20. The liquid discharge apparatus according to claim 19, further comprising a controller configured to determine that the liquid is not discharged from the nozzle, in a case that both the first detection portion and the second detection portion do not detect the flying of the liquid discharged from the nozzle,

the controller being further configured to determine that a flying curve of the liquid discharged from the nozzle occurs, in a case that the first detection portion has detected the flying of the liquid discharged from the nozzle and that the second detection portion does not detect the flying of the liquid discharged from the nozzle.

21. The liquid discharge apparatus according to claim 20, further comprising a wiper configured to wipe the nozzle surface,

wherein the controller is configured to execute a purge in which the liquid is forcibly discharged from the nozzle, in the case that the controller has determined that the liquid is not discharged from the nozzle, and

the controller is configured to execute wiping in which the nozzle surface is wiped with the wiper, in the case that the controller has determined that the flying curve of the liquid occurs.

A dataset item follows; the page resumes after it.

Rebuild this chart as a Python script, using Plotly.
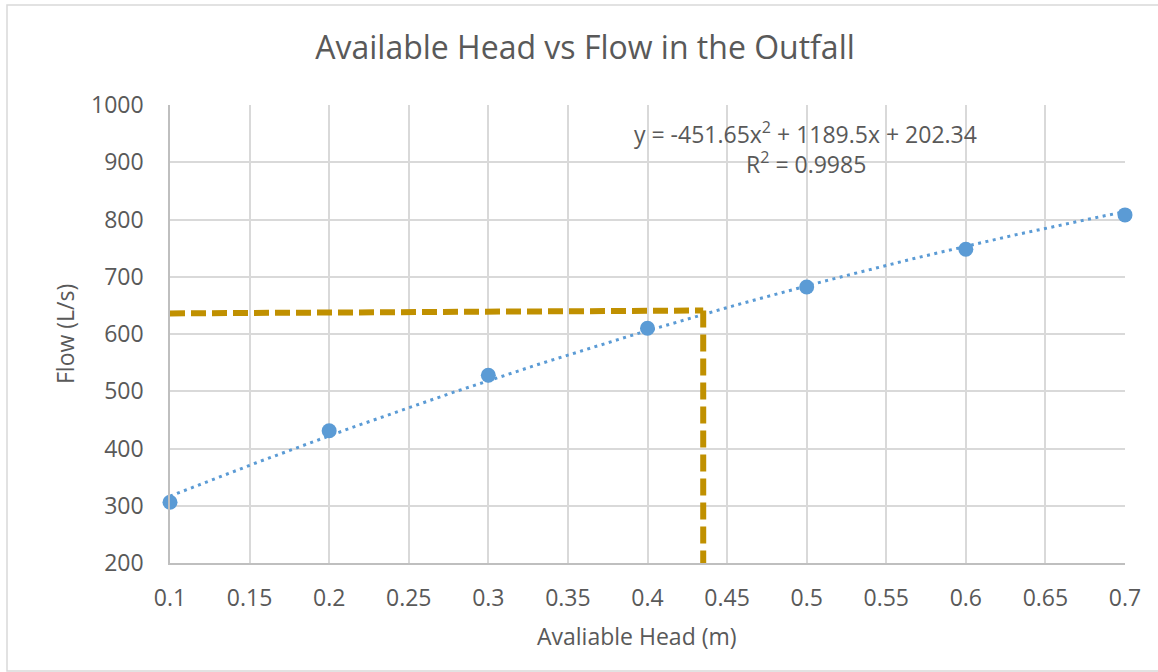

22. A liquid discharge apparatus, comprising:

a conveyer;

a head having a nozzle surface formed having a nozzle from which a liquid is discharged on a recording medium conveyed by the conveyer;

a conductor for detection configured to detect flying of a liquid discharged from the nozzle by detecting an electrical signal generated by the flying of the liquid; and

an optical detector configured to optically detect the flying of the liquid discharged from the nozzle.

23. The liquid discharge apparatus according to claim 22, further comprising a hygrometer configured to measure humidity of an inside of the liquid discharge apparatus, and

a controller,

wherein the controller is configured to control the optical detector to detect the flying of the liquid discharged from the nozzle, in a case that the humidity is equal to or more than a threshold value.